▸ PROBLEM STATEMENT
Your task is to retype the lines from the opening of the material through the line that includes "const yTickValues = [0, 0.25, 0.5, 0.75, 1.0];". Do not copy the pictures.

▸ COLLECTED DATA
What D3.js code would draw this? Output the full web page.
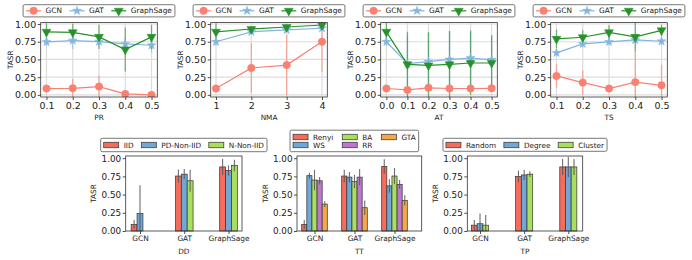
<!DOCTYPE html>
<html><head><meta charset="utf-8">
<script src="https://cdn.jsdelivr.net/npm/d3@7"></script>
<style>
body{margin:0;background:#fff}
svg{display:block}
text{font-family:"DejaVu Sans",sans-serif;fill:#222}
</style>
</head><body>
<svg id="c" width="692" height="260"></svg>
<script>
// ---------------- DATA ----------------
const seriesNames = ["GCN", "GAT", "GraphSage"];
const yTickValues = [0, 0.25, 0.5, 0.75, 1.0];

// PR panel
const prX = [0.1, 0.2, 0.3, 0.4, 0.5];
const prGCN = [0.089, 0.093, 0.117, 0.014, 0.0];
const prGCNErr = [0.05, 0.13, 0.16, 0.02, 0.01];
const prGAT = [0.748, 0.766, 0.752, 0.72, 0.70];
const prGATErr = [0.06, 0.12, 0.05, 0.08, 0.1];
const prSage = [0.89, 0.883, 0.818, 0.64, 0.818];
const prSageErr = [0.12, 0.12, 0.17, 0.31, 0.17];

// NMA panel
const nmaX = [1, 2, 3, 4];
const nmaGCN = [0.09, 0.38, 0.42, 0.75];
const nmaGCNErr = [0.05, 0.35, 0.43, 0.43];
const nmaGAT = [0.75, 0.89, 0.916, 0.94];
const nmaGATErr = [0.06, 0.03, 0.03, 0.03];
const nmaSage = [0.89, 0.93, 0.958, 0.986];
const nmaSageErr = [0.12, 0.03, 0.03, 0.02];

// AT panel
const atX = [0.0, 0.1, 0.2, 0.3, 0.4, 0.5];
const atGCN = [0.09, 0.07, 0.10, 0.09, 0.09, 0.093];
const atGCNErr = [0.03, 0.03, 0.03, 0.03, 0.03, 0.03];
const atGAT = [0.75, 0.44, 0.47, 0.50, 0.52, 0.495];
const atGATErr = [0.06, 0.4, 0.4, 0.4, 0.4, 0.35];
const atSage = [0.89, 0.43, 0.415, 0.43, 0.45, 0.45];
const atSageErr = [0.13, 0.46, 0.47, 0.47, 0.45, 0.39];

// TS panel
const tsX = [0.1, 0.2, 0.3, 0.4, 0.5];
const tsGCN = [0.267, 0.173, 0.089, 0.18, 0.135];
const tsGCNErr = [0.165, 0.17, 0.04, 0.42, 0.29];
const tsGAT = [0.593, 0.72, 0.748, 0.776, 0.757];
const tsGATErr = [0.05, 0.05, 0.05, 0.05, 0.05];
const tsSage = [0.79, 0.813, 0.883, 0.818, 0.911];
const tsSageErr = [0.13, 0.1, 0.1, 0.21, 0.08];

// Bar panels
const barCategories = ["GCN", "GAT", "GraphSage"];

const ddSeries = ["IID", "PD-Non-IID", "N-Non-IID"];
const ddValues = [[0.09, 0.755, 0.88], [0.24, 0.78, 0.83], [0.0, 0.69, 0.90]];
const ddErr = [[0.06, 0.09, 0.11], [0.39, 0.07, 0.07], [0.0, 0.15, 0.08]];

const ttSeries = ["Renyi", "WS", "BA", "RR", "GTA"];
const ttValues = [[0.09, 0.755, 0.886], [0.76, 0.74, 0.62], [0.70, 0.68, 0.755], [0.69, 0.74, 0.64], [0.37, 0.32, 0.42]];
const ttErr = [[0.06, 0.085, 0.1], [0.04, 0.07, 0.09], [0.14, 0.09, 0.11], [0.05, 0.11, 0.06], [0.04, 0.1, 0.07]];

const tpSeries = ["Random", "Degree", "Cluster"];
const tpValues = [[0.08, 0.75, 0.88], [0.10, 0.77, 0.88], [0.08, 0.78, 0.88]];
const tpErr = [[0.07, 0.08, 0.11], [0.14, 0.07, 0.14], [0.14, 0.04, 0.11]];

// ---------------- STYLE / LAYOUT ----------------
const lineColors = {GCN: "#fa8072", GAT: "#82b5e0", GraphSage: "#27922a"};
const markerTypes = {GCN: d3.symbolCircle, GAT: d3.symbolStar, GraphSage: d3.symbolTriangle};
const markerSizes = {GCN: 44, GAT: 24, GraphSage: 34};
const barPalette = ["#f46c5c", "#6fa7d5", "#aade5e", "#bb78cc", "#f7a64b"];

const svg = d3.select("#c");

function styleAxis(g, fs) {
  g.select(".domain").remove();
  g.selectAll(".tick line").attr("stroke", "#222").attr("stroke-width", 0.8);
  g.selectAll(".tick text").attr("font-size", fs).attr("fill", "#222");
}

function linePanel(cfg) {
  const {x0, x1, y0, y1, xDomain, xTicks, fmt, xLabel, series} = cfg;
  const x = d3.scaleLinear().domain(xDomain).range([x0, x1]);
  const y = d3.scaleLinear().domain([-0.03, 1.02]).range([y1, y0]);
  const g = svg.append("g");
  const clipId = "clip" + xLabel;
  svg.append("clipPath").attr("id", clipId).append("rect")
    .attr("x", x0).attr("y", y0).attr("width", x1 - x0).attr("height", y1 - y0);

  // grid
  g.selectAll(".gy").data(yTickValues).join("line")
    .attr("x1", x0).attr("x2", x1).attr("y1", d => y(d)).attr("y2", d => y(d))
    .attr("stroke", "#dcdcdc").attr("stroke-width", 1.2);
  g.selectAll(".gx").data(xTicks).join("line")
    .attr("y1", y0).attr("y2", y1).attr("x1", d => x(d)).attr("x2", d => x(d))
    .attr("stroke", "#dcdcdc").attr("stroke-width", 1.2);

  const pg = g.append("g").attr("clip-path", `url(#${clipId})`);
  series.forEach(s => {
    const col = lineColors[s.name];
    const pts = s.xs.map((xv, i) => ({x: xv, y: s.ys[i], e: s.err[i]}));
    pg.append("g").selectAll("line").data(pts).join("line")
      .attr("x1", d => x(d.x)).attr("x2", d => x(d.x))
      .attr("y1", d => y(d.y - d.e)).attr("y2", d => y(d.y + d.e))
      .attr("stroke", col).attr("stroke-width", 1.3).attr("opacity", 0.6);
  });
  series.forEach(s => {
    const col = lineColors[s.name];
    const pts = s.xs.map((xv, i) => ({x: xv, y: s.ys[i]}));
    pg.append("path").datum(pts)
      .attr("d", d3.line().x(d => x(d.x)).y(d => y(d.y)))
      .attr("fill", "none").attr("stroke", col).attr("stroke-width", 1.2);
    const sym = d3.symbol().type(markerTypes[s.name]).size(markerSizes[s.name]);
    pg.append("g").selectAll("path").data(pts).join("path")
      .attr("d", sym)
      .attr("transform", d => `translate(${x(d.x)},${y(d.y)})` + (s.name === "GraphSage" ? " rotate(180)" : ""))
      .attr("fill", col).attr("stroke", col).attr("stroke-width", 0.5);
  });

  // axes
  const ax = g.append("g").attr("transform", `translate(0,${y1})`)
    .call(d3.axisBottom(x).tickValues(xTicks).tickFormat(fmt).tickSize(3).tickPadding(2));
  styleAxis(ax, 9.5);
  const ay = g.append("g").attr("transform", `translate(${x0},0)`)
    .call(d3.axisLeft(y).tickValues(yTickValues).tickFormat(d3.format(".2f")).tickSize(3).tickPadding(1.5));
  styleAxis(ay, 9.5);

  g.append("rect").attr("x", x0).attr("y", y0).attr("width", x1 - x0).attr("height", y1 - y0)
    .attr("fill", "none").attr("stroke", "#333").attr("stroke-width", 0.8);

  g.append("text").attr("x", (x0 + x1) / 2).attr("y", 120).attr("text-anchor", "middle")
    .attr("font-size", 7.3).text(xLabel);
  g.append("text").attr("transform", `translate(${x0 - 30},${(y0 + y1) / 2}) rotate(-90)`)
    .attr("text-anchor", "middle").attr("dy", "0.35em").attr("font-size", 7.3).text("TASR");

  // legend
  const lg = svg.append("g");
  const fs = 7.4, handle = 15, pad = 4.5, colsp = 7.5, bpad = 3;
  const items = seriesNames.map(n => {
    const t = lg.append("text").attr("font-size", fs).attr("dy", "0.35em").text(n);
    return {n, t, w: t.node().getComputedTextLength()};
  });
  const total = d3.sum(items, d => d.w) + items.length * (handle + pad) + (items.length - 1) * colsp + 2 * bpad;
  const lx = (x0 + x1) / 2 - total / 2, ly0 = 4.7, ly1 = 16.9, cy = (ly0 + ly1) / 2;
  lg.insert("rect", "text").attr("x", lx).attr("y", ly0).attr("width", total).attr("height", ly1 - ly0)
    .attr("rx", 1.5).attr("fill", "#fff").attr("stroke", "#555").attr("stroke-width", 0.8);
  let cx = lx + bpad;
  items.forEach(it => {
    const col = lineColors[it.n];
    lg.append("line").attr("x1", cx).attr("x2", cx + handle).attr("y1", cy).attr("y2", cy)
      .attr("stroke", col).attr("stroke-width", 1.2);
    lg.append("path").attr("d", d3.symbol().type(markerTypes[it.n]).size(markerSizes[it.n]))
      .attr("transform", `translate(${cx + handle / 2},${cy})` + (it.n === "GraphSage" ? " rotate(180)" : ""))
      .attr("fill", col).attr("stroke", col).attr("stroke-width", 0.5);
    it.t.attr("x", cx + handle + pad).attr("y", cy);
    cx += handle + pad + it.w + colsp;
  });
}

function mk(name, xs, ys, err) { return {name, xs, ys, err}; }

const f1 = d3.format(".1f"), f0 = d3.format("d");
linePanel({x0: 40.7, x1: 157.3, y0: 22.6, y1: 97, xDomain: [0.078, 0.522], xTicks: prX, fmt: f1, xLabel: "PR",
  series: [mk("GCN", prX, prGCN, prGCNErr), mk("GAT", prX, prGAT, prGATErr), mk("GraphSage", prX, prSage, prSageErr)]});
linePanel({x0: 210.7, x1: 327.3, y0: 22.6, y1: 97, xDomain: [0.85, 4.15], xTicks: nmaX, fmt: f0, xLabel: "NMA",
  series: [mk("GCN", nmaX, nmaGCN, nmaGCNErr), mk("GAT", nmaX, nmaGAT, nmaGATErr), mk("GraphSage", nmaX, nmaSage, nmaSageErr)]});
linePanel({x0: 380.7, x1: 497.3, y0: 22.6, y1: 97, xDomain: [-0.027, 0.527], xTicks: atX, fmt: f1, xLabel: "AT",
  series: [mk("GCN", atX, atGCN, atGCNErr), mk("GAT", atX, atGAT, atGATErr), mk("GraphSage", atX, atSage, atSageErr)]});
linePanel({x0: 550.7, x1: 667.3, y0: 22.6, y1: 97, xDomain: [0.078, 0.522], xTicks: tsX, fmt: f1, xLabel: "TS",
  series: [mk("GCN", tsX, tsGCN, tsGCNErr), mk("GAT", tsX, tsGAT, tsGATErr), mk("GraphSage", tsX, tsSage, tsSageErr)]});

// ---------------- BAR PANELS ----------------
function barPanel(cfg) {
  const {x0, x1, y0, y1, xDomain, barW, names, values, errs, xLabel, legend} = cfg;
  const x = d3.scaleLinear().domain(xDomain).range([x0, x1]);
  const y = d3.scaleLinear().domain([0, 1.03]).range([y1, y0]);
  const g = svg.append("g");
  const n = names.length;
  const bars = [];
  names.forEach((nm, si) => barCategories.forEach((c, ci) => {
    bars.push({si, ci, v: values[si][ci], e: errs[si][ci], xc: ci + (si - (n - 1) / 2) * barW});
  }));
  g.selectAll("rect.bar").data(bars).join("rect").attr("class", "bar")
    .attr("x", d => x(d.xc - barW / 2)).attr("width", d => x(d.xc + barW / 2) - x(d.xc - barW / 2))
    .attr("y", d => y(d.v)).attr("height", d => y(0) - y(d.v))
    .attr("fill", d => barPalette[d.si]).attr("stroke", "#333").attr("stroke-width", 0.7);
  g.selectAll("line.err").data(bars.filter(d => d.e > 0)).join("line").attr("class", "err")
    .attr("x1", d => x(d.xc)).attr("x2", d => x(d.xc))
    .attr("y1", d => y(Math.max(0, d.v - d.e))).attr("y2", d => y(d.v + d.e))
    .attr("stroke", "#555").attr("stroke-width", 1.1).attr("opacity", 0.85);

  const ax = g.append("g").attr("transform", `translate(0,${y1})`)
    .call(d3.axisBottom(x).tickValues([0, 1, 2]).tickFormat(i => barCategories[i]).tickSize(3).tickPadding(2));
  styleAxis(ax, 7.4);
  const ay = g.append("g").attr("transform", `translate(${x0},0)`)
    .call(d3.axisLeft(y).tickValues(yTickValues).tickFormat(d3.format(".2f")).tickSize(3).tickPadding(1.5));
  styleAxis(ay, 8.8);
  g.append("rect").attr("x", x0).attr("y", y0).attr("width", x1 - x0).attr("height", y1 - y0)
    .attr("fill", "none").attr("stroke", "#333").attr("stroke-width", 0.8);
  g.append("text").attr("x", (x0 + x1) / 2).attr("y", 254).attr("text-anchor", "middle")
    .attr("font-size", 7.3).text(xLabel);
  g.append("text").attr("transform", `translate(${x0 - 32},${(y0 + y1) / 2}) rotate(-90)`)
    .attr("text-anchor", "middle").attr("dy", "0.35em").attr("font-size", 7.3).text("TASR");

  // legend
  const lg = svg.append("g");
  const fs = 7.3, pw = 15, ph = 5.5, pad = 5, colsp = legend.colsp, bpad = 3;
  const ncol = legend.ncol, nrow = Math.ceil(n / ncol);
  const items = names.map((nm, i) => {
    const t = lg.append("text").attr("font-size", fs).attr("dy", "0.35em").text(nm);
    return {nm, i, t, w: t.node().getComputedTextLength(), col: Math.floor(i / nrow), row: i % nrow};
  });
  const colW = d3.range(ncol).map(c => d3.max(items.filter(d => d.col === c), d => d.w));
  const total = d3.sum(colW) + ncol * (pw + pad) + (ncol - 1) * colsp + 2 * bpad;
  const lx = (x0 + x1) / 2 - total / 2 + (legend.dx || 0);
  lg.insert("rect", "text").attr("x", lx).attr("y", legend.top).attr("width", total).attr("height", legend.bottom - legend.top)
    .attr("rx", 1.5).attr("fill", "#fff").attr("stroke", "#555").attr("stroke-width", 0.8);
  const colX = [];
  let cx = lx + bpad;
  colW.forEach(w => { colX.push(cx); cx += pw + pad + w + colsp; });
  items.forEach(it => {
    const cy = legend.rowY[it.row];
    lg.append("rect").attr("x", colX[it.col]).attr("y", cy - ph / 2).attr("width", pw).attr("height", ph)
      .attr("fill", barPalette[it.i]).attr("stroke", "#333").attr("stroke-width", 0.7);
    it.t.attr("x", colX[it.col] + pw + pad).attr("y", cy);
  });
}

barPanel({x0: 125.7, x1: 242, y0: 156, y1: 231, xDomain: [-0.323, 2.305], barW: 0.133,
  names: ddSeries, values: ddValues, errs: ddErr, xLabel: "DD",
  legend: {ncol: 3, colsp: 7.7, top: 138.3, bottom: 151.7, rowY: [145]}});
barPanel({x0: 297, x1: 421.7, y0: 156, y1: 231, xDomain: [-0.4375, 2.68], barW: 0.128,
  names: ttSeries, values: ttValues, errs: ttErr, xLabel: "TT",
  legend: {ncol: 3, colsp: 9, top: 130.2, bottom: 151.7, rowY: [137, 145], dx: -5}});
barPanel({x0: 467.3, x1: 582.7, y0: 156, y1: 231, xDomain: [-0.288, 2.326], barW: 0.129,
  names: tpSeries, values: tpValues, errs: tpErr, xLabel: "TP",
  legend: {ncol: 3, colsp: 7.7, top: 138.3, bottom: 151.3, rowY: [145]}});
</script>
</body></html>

▸ EXERCISE SOLUTION
What D3.js code would draw this? Output the full web page.
<!DOCTYPE html>
<html><head><meta charset="utf-8">
<script src="https://cdn.jsdelivr.net/npm/d3@7"></script>
<style>
body{margin:0;background:#fff}
svg{display:block}
text{font-family:"DejaVu Sans",sans-serif;fill:#222}
</style>
</head><body>
<svg id="c" width="692" height="260"></svg>
<script>
// ---------------- DATA ----------------
const seriesNames = ["GCN", "GAT", "GraphSage"];
const yTickValues = [0, 0.25, 0.5, 0.75, 1.0];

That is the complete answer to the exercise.